I believe that it is part of my job as a teacher to educate the public about education. I believe that it is my job to educate parents about why I feel their children need to address issues like identity, sexuality, racism, cultural genocide, and the movements being created to bring these issues to the forefront of the public eye. I believe that I can use my knowledge to the advantage of my students and those in the communities I work in. I think that while the digital age has allowed us instant access to information at our fingertips, too many people do not know how to critically assess this information and differentiate what is important from what is not.

I also strongly believe that my job as a learner is never over, and when it is, I should no longer be a teacher. I think that the job of a teacher is just as much about learning as it is about teaching. A teacher’s role is to be constantly learning, and filtering information in order to bring the best to his or her students. I think that as a result of this constant quest for knowledge, it is just natural that the information spills over to the world around us. Over the course of my degree so far I constantly hear from my husband about how much he is learning about the world we live in through the information I share, and how grateful he is for it. It is because of the information that I share with my family and friends that they are able to be more informed about the world, and are able to delve deeper into those areas that interest them the most.  It is this thirst for knowledge, and the ability to share it that have confirmed my passion for wanting to become a teacher.
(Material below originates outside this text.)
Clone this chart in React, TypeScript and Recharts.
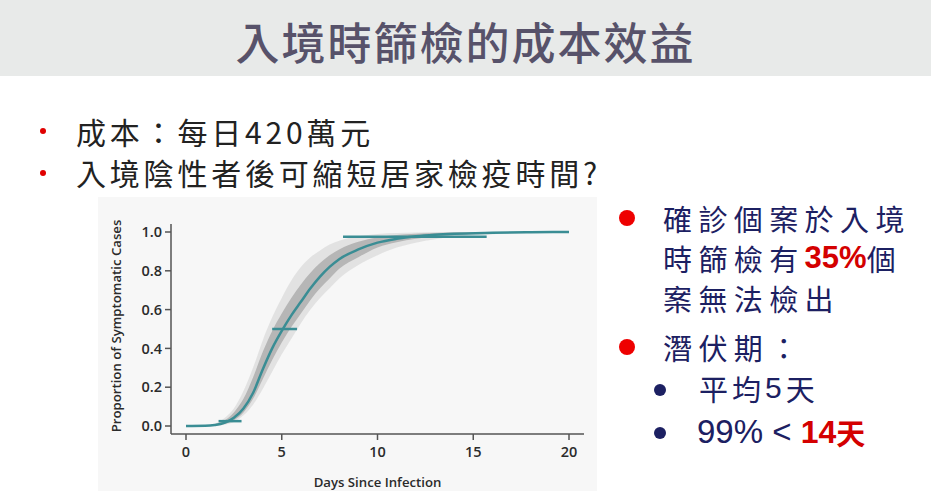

While I know that the world of education is not always an easy one, and can be filled with many uphill battles, I know that it is where I am meant to be. I know that my quest for knowledge and education will only better my students, and it is not only my hope that I can be the one who can share my knowledge, passions, and quests for understanding with those around me, but that my students can be also. My commitment to education runs deep, and will continue to pour over outside of my classroom.